I’m really digging this O’Reilly booklet style! They condense a good overview of a specific topic in one-sitting books. While at the same time provide enough links and resources to keep you digging for a few afternoons if interested.
Matt’s book is divided in 3 parts. The first bit ”The rise of cloud service” serves as an introduction to the topic. It defines cloud native architectures key characteristics and why you might consider using one. If you are already familiar with the subject you may want to skim through this first section.
The second part is the one I enjoyed the most. It talks about the changes needed to go cloud native. It covers areas that are sometimes forgotten or considered as an afterthought such as team collaboration, organizational changes (the Inverse Conway Maneuver) and the decentralization of decision making. The rest of the chapter touches on the technical challenges required. It was really nice to see a bit on how to use DDD to identify service boundaries when decomposing data models.

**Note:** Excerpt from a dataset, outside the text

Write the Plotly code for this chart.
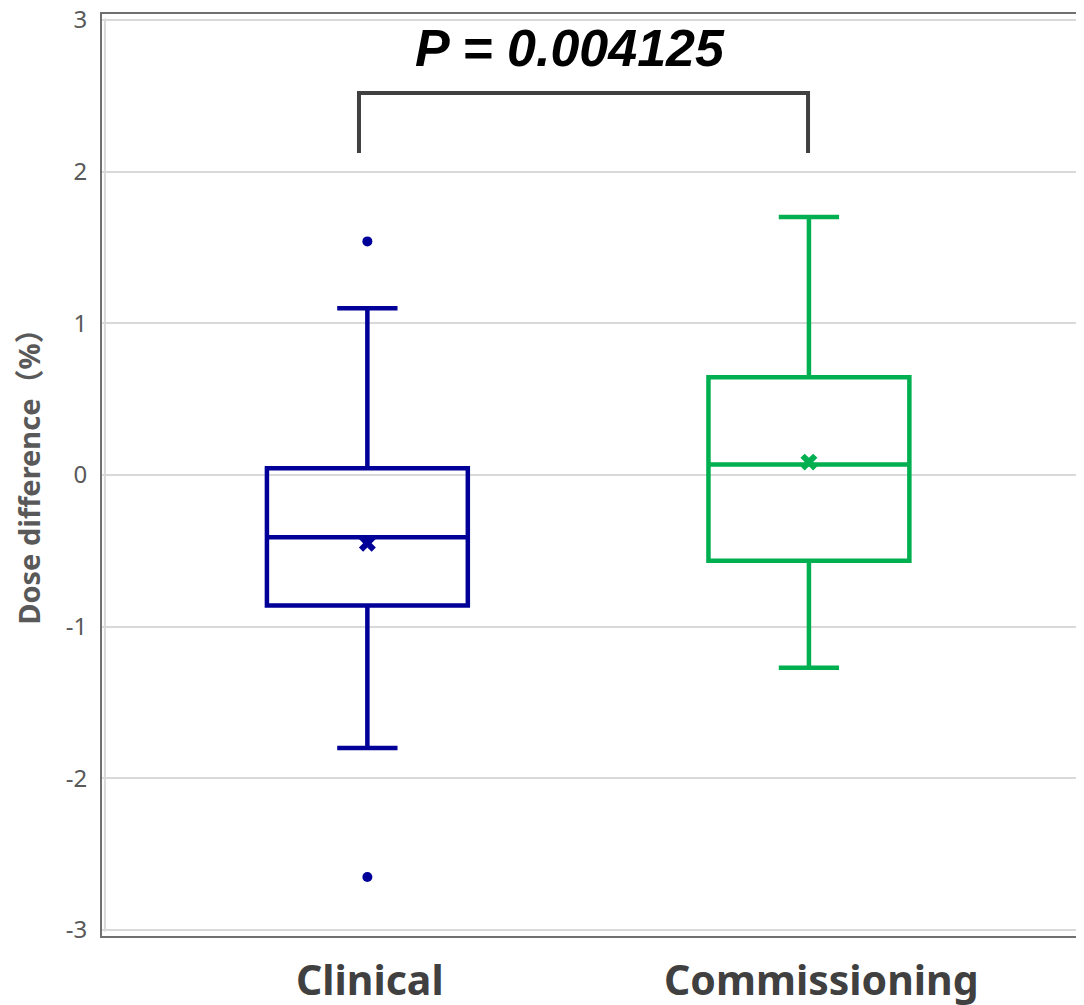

On the last chapter, called Migration Cookbook, Matt explores different strategies for decomposing the monolith (such as ”strangling the monolith”, ”new features as Micro-services”, ”anti-corruption layer”, etc.) and provides links to articles by companies that applied this strategies on their own systems. The book finishes with a section called Distributed system recipes where some of the more common “challenges” of a cloud-native architecture are explored and particular solutions are presented using Spring Cloud and Netflix OSS. Here you’ll find things like service discovery, versioned configuration, load balancing, etc. Each topic is presented with a brief description of the problem, a mention of the Netflix OSS solution (and it’s features) and a code snippet showing how to integrate it with Spring.
GO READ IT! It won’t take you more than an afternoon and chances are you’ll learn something new. You’ll walk away with a better understanding of the cloud-native landscape.